### Your instructions:
For each line below that contains the string "seaborn", copy that line.

### Dataset excerpt:
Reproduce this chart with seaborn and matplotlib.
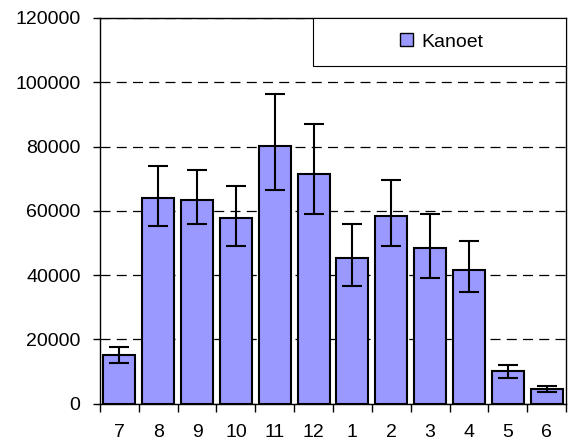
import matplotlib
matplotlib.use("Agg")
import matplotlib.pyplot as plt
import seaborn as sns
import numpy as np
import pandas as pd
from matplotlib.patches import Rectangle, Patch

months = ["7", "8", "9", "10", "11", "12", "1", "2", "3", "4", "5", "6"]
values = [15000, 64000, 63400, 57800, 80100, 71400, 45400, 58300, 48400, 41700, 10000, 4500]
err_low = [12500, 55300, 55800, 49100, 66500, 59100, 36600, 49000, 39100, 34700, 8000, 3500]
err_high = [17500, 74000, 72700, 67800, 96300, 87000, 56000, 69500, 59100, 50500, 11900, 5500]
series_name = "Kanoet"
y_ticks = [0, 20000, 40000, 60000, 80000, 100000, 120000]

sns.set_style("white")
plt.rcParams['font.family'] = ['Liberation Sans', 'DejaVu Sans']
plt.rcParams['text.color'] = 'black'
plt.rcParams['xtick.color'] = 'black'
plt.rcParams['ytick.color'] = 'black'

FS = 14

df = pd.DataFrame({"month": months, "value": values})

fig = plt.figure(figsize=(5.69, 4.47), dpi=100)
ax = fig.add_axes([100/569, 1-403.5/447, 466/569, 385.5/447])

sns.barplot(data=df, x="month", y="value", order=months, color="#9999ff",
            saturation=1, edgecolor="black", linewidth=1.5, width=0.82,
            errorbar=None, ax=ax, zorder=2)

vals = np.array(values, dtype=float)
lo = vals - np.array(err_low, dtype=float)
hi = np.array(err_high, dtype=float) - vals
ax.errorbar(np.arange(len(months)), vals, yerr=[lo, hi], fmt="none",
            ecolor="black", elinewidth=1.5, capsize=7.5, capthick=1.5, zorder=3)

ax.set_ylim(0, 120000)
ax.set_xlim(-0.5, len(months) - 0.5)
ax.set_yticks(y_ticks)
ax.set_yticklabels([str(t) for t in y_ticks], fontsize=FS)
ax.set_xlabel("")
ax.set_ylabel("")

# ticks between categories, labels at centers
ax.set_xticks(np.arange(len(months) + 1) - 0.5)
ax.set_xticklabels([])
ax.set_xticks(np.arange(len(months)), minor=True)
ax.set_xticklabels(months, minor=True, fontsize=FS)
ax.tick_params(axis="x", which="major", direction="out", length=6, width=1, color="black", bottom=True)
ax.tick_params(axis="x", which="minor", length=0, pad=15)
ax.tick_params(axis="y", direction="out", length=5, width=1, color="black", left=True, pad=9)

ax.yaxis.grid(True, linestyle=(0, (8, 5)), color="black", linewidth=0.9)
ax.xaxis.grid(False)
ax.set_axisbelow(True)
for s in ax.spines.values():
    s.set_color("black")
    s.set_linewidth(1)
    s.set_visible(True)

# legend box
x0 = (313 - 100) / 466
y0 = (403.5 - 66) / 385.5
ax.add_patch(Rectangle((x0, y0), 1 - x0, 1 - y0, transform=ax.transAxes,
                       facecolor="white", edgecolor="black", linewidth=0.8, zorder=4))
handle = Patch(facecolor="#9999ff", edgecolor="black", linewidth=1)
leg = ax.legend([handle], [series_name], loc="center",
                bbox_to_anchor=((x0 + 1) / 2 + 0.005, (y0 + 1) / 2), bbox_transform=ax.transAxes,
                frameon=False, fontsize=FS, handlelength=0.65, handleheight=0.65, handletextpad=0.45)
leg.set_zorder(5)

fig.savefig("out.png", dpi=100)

### Finished task:
Reproduce this chart with seaborn and matplotlib.
import seaborn as sns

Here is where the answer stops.